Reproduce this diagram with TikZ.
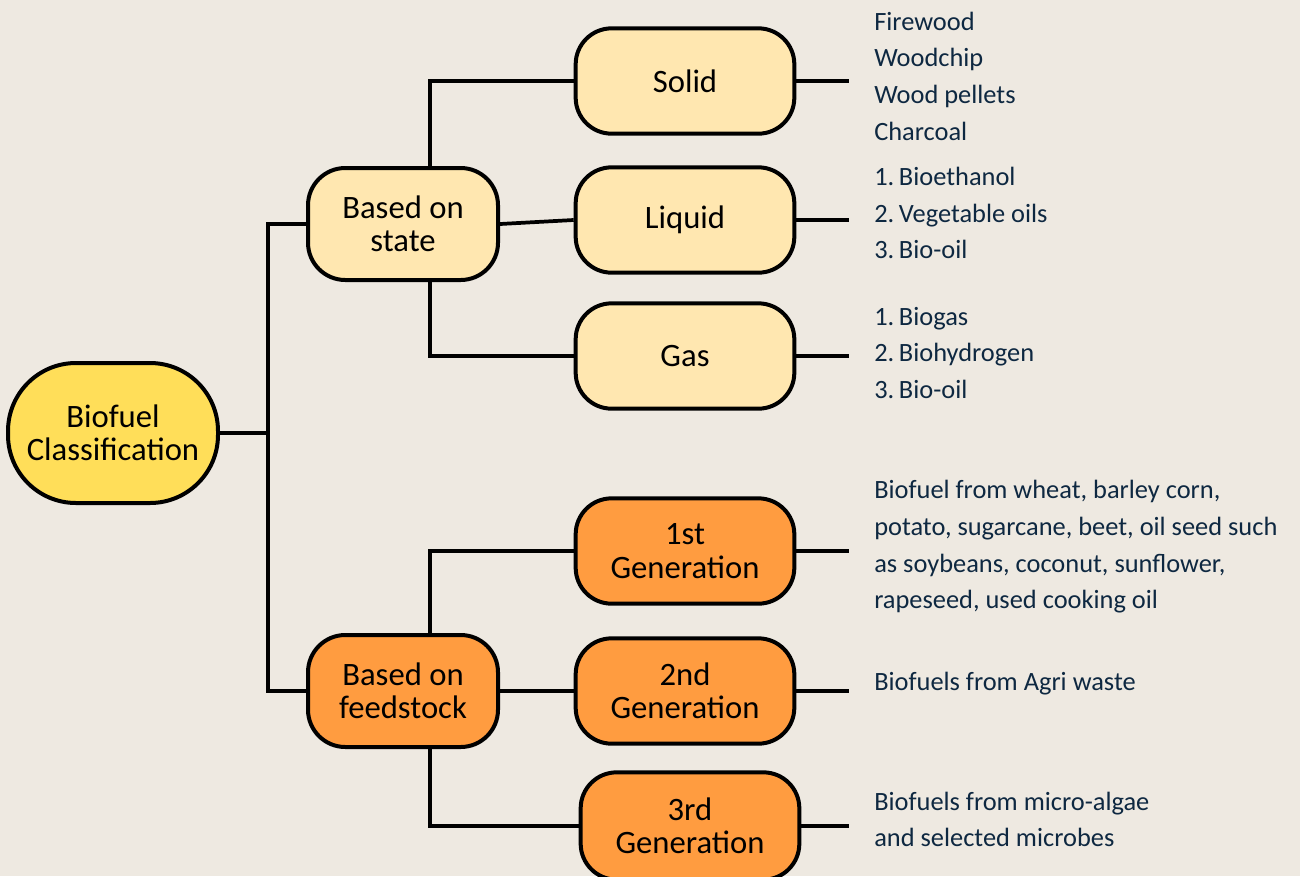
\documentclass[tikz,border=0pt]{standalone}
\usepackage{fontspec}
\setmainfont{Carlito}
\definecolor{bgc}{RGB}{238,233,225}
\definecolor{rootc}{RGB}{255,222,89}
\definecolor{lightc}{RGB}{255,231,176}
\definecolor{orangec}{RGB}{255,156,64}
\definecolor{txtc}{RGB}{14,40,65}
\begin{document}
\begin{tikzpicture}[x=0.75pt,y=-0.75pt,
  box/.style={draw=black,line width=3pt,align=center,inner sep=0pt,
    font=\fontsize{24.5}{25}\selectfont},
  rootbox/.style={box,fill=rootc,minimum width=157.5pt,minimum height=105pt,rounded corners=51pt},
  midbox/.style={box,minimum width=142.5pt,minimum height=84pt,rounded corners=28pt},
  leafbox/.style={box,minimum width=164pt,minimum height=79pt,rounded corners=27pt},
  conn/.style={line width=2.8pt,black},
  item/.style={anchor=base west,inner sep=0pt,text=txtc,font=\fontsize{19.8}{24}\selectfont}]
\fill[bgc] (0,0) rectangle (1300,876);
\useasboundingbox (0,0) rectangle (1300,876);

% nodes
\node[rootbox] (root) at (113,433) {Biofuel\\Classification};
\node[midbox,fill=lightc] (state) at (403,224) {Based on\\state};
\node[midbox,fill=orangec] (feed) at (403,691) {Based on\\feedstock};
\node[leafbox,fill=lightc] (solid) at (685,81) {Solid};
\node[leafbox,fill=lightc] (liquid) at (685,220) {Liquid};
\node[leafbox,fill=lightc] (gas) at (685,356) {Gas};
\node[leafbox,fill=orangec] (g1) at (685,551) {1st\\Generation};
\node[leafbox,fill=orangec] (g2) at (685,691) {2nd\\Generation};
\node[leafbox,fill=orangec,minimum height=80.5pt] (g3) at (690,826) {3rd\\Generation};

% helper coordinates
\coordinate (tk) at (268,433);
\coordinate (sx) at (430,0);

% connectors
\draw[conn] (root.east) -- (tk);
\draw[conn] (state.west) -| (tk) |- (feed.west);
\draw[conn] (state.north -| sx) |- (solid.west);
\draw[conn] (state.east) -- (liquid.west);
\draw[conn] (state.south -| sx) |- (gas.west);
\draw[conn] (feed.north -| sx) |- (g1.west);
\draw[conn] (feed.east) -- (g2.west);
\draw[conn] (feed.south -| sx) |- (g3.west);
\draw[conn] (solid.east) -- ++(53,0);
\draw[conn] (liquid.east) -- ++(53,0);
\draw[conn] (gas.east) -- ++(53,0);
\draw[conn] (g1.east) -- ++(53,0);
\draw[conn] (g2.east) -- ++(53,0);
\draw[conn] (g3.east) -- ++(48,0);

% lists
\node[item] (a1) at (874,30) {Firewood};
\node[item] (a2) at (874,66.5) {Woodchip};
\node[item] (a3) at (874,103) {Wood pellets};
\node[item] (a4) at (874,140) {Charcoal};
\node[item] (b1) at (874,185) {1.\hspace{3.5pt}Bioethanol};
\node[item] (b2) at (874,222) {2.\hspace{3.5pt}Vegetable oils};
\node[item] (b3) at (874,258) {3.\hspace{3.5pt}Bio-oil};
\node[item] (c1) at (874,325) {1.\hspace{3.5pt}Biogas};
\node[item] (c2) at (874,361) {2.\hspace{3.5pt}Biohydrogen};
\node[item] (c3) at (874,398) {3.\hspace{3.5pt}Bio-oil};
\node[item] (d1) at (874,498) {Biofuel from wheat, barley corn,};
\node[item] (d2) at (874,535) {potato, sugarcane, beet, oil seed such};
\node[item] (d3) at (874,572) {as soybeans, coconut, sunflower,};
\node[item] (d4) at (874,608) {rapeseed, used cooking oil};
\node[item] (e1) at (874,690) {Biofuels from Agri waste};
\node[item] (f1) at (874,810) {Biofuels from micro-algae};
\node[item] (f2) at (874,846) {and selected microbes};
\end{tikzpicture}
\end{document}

....

**Given problem:**
Retype the whole listing, keeping every line identical and omitting all pictures.

**Result:**
Reproduce this diagram with TikZ.
\documentclass[tikz,border=0pt]{standalone}
\usepackage{fontspec}
\setmainfont{Carlito}
\definecolor{bgc}{RGB}{238,233,225}
\definecolor{rootc}{RGB}{255,222,89}
\definecolor{lightc}{RGB}{255,231,176}
\definecolor{orangec}{RGB}{255,156,64}
\definecolor{txtc}{RGB}{14,40,65}
\begin{document}
\begin{tikzpicture}[x=0.75pt,y=-0.75pt,
  box/.style={draw=black,line width=3pt,align=center,inner sep=0pt,
    font=\fontsize{24.5}{25}\selectfont},
  rootbox/.style={box,fill=rootc,minimum width=157.5pt,minimum height=105pt,rounded corners=51pt},
  midbox/.style={box,minimum width=142.5pt,minimum height=84pt,rounded corners=28pt},
  leafbox/.style={box,minimum width=164pt,minimum height=79pt,rounded corners=27pt},
  conn/.style={line width=2.8pt,black},
  item/.style={anchor=base west,inner sep=0pt,text=txtc,font=\fontsize{19.8}{24}\selectfont}]
\fill[bgc] (0,0) rectangle (1300,876);
\useasboundingbox (0,0) rectangle (1300,876);

% nodes
\node[rootbox] (root) at (113,433) {Biofuel\\Classification};
\node[midbox,fill=lightc] (state) at (403,224) {Based on\\state};
\node[midbox,fill=orangec] (feed) at (403,691) {Based on\\feedstock};
\node[leafbox,fill=lightc] (solid) at (685,81) {Solid};
\node[leafbox,fill=lightc] (liquid) at (685,220) {Liquid};
\node[leafbox,fill=lightc] (gas) at (685,356) {Gas};
\node[leafbox,fill=orangec] (g1) at (685,551) {1st\\Generation};
\node[leafbox,fill=orangec] (g2) at (685,691) {2nd\\Generation};
\node[leafbox,fill=orangec,minimum height=80.5pt] (g3) at (690,826) {3rd\\Generation};

% helper coordinates
\coordinate (tk) at (268,433);
\coordinate (sx) at (430,0);

% connectors
\draw[conn] (root.east) -- (tk);
\draw[conn] (state.west) -| (tk) |- (feed.west);
\draw[conn] (state.north -| sx) |- (solid.west);
\draw[conn] (state.east) -- (liquid.west);
\draw[conn] (state.south -| sx) |- (gas.west);
\draw[conn] (feed.north -| sx) |- (g1.west);
\draw[conn] (feed.east) -- (g2.west);
\draw[conn] (feed.south -| sx) |- (g3.west);
\draw[conn] (solid.east) -- ++(53,0);
\draw[conn] (liquid.east) -- ++(53,0);
\draw[conn] (gas.east) -- ++(53,0);
\draw[conn] (g1.east) -- ++(53,0);
\draw[conn] (g2.east) -- ++(53,0);
\draw[conn] (g3.east) -- ++(48,0);

% lists
\node[item] (a1) at (874,30) {Firewood};
\node[item] (a2) at (874,66.5) {Woodchip};
\node[item] (a3) at (874,103) {Wood pellets};
\node[item] (a4) at (874,140) {Charcoal};
\node[item] (b1) at (874,185) {1.\hspace{3.5pt}Bioethanol};
\node[item] (b2) at (874,222) {2.\hspace{3.5pt}Vegetable oils};
\node[item] (b3) at (874,258) {3.\hspace{3.5pt}Bio-oil};
\node[item] (c1) at (874,325) {1.\hspace{3.5pt}Biogas};
\node[item] (c2) at (874,361) {2.\hspace{3.5pt}Biohydrogen};
\node[item] (c3) at (874,398) {3.\hspace{3.5pt}Bio-oil};
\node[item] (d1) at (874,498) {Biofuel from wheat, barley corn,};
\node[item] (d2) at (874,535) {potato, sugarcane, beet, oil seed such};
\node[item] (d3) at (874,572) {as soybeans, coconut, sunflower,};
\node[item] (d4) at (874,608) {rapeseed, used cooking oil};
\node[item] (e1) at (874,690) {Biofuels from Agri waste};
\node[item] (f1) at (874,810) {Biofuels from micro-algae};
\node[item] (f2) at (874,846) {and selected microbes};
\end{tikzpicture}
\end{document}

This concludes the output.